Scotland being the birthplace of cloning, 50,000 bottles of this replica version of Shackleton's leftover whisky were released by Whyte & Mackay as 'Mackinlay's Rare Old Highland Malt' (aka 'Shackleton's'), with a portion of its proceeds going back to the NZ Antarctic Heritage Trust. Shackleton's whisky was eventually returned to the Antarctic hut at Cape Royds, and will remain there in perpetuity under internationally protected status.

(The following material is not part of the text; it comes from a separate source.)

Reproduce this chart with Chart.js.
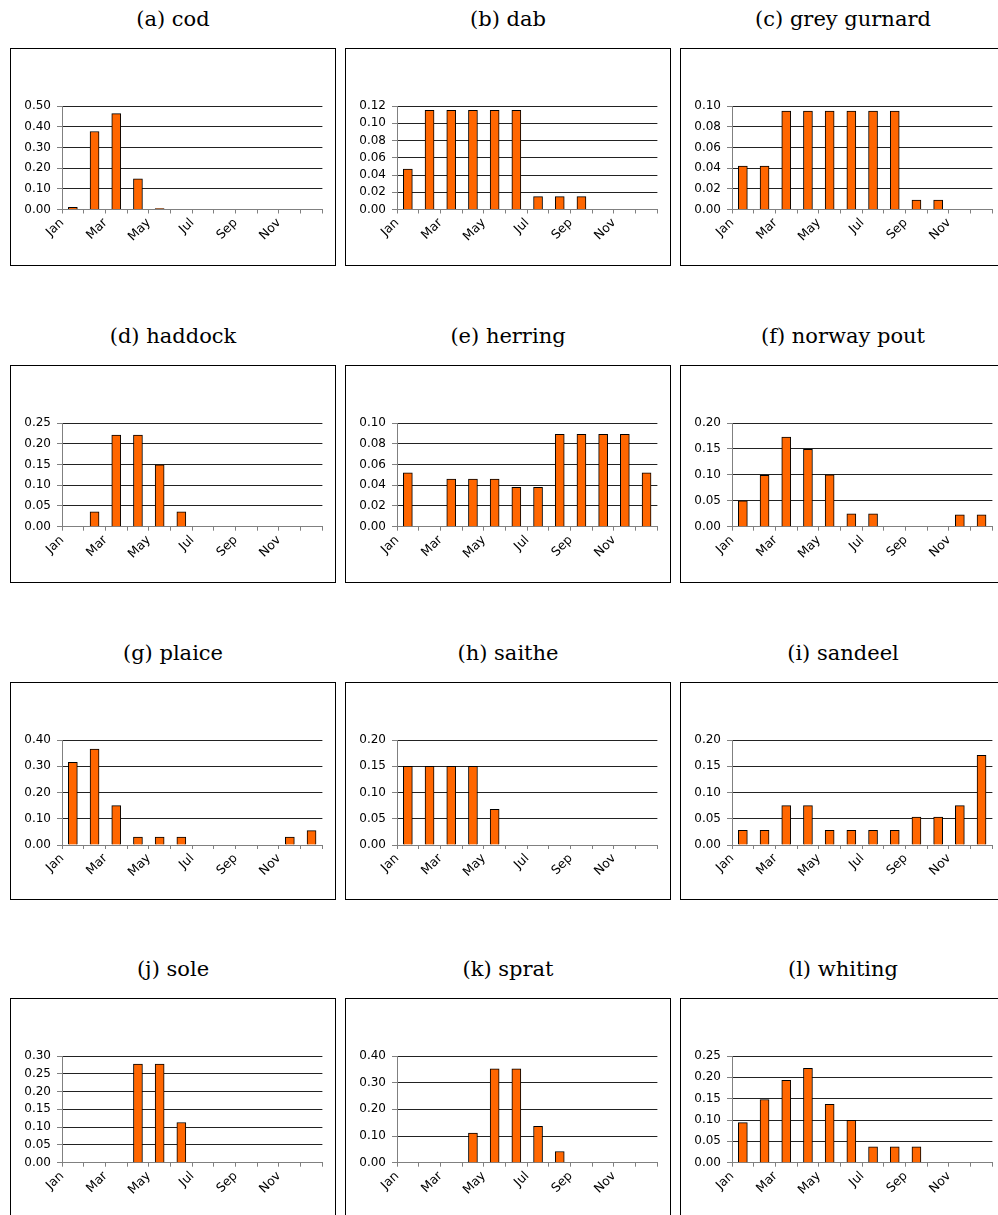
<!DOCTYPE html>
<html>
<head>
<meta charset="utf-8">
<script src="https://cdn.jsdelivr.net/npm/chart.js@4.4.1/dist/chart.umd.min.js"></script>
<style>
  html, body { margin: 0; padding: 0; background: #fff; }
  body { width: 998px; height: 1215px; overflow: hidden; position: relative; }
  .title {
    position: absolute; width: 326px; text-align: center;
    font-family: "DejaVu Serif", serif; font-size: 21px; line-height: 24px; color: #000;
    white-space: nowrap;
  }
  .box { position: absolute; width: 324px; height: 216px; border: 1px solid #000; background: #fff; }
  .box canvas { position: absolute; left: 0; top: 0; }
</style>
</head>
<body>
<script>
// Month tick labels, one per month boundary (Jan..Dec start + year end)
const tickLabels = ['Jan', '', 'Mar', '', 'May', '', 'Jul', '', 'Sep', '', 'Nov', '', ''];

// Panel titles
const panelNames = ['(a) cod', '(b) dab', '(c) grey gurnard', '(d) haddock', '(e) herring', '(f) norway pout',
                    '(g) plaice', '(h) saithe', '(i) sandeel', '(j) sole', '(k) sprat', '(l) whiting'];

// Monthly values, Jan..Dec
const cod        = [0.010, 0.377, 0.463, 0.148, 0.004, 0, 0, 0, 0, 0, 0, 0];
const dab        = [0.047, 0.115, 0.115, 0.115, 0.115, 0.115, 0.015, 0.015, 0.015, 0, 0, 0];
const greyGurnard= [0.042, 0.042, 0.095, 0.095, 0.095, 0.095, 0.095, 0.095, 0.009, 0.009, 0, 0];
const haddock    = [0, 0.036, 0.221, 0.221, 0.149, 0.036, 0, 0, 0, 0, 0, 0];
const herring    = [0.052, 0, 0.046, 0.046, 0.046, 0.038, 0.038, 0.089, 0.089, 0.089, 0.089, 0.052];
const norwayPout = [0.050, 0.099, 0.173, 0.149, 0.100, 0.025, 0.025, 0, 0, 0, 0.023, 0.023];
const plaice     = [0.315, 0.365, 0.150, 0.030, 0.030, 0.030, 0, 0, 0, 0, 0.030, 0.055];
const saithe     = [0.150, 0.150, 0.150, 0.150, 0.068, 0, 0, 0, 0, 0, 0, 0];
const sandeel    = [0.028, 0.028, 0.075, 0.075, 0.028, 0.028, 0.028, 0.028, 0.053, 0.053, 0.075, 0.171];
const sole       = [0, 0, 0, 0.277, 0.277, 0.113, 0, 0, 0, 0, 0, 0];
const sprat      = [0, 0, 0, 0.111, 0.352, 0.352, 0.136, 0.042, 0, 0, 0, 0];
const whiting    = [0.094, 0.148, 0.193, 0.221, 0.137, 0.099, 0.037, 0.037, 0.037, 0, 0, 0];

// Y-axis ranges per panel
const yMax  = [0.50, 0.12, 0.10, 0.25, 0.10, 0.20, 0.40, 0.20, 0.20, 0.30, 0.40, 0.25];
const yStep = [0.10, 0.02, 0.02, 0.05, 0.02, 0.05, 0.10, 0.05, 0.05, 0.05, 0.10, 0.05];

const series = [cod, dab, greyGurnard, haddock, herring, norwayPout, plaice, saithe, sandeel, sole, sprat, whiting];

// Page grid
const colLeft = [10, 345, 680];
const rowTop = [48, 365, 682, 998];
const plotBottomOffset = [160.5, 160.7, 162, 163.7]; // inside the frame, per row
const innerW = 324, innerH = 216;
const plotTop = 57, plotLeft = 51, plotRightPad = 9;

const yTickFont = { family: '"DejaVu Sans", sans-serif', size: 12 };
const xTickFont = { family: '"DejaVu Sans", sans-serif', size: 12.5 };

series.forEach((values, idx) => {
  const row = Math.floor(idx / 3), col = idx % 3;
  const left = colLeft[col], top = rowTop[row];

  const title = document.createElement('div');
  title.className = 'title';
  title.style.left = left + 'px';
  title.style.top = (top - 41) + 'px';
  title.textContent = panelNames[idx];
  document.body.appendChild(title);

  const box = document.createElement('div');
  box.className = 'box';
  box.style.left = left + 'px';
  box.style.top = top + 'px';
  const canvas = document.createElement('canvas');
  canvas.width = innerW;
  canvas.height = innerH;
  box.appendChild(canvas);
  document.body.appendChild(box);

  const axisH = innerH - plotBottomOffset[row];

  new Chart(canvas, {
    type: 'bar',
    data: {
      datasets: [{
        data: values.map((v, i) => ({ x: i + 0.5, y: v })),
        backgroundColor: '#FF6600',
        borderColor: '#000',
        borderWidth: 1,
        barThickness: 9
      }]
    },
    options: {
      responsive: false,
      maintainAspectRatio: false,
      animation: false,
      devicePixelRatio: 1,
      layout: { padding: { top: plotTop, right: plotRightPad, left: 0, bottom: 0 } },
      plugins: { legend: { display: false }, tooltip: { enabled: false } },
      scales: {
        x: {
          type: 'linear',
          min: 0,
          max: 12,
          offset: false,
          grid: { offset: false, drawOnChartArea: false, drawTicks: true, tickLength: 4, tickColor: '#808080' },
          border: { display: true, color: '#808080', width: 1 },
          ticks: {
            stepSize: 1,
            autoSkip: false,
            minRotation: 45,
            maxRotation: 45,
            padding: 2,
            color: '#000',
            font: xTickFont,
            callback: (v) => tickLabels[v] ?? ''
          },
          afterFit: (s) => { s.height = axisH; }
        },
        y: {
          min: 0,
          max: yMax[idx],
          grid: { color: '#222', lineWidth: 1, drawTicks: true, tickLength: 5, tickColor: '#808080' },
          border: { display: true, color: '#808080', width: 1 },
          ticks: {
            stepSize: yStep[idx],
            autoSkip: false,
            padding: 6,
            color: '#000',
            font: yTickFont,
            callback: (v) => Number(v).toFixed(2)
          },
          afterFit: (s) => { s.width = plotLeft; }
        }
      }
    }
  });
});
</script>
</body>
</html>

The vast majority of reviews I've seen for this replica malt are raves, and although I'm not likely to splurge on a whole bottle of the stuff, I would gladly open my wallet for a dram of this stuff for the backstory alone. Nobody goes to Colonial Williamsburg thinking they're actually experiencing the 1760s, but you can still appreciate the research and effort that went into its reproduction. Still, how cool would that be (no pun intended) to taste the original stuff from a 108 year old Antarctic relic?


I often hear the name Kinclaith bandied about as perhaps the most elusive single malt whisky out there, but its rarity pales in comparison to these two. I can't decide which malt would be more difficult to get a hold of, Shackleton's original Antarctic cache or the extraterrestrial Ardbeg; but with these two in mind, I have no right to complain about having a hard time finding new single malts.

And of course - Godspeed, Mr. Stardust.